Hugh is an enthusiastic skier, climber, and hiker. He also served for several years as Associate Organist at St. Paul's Cathedral in Pittsburgh, and has played numerous organ recitals in the Pittsburgh area. Prof. Young and his wife Alice usually travel extensively in the summer, especially in Europe and in the desert canyon country of southern Utah.
Robert M. Geller teaches physics at the University of California, Santa Barbara, where he also obtained his Ph.D. under Robert Antonucci in observational cosmology. Currently, he is involved in two major research projects: a search for cosmological halos predicted by the Big Bang, and a search for the flares that are predicted to occur when a supermassive black hole consumes a star.
Rob also has a strong focus on undergraduate education. In 2003, he received the Distinguished Teaching Award. He trains the graduate student teaching assistants on methods of physics education.

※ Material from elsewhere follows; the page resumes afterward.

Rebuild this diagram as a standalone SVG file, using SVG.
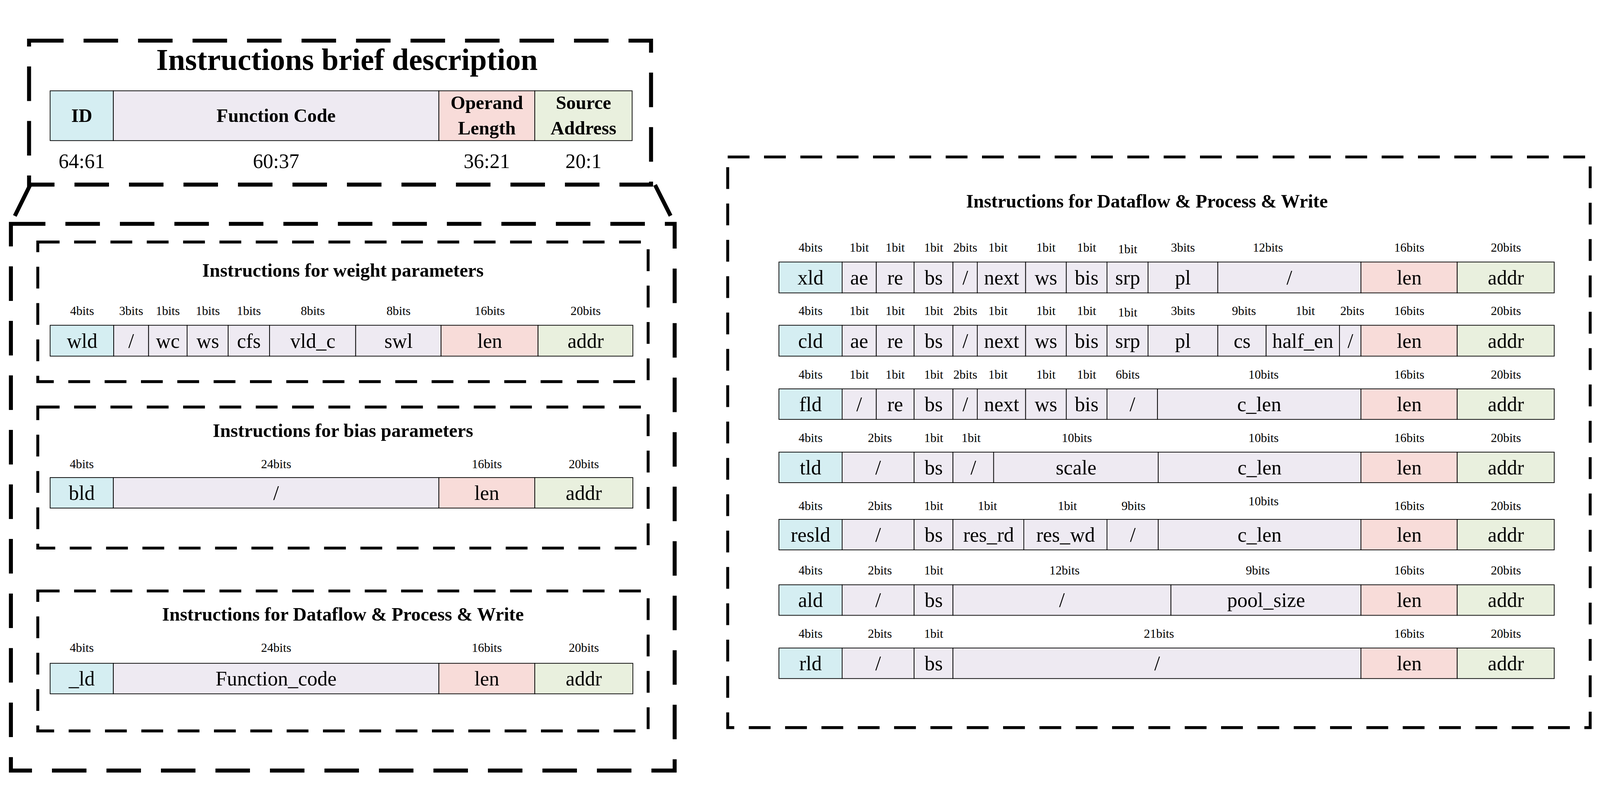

He is also a frequent faculty leader for the UCSB Physics Circus, in which student volunteers perform exciting and thought-provoking physics demonstrations to elementary schools.
Rob loves the outdoors. He and his wife Susanne enjoy backpacking along rivers and fly fishing, usually with rods she has build and flies she has tied. Their daughter Zoe loves fishing too, but her fish tend to be plastic, and float in the bathtub.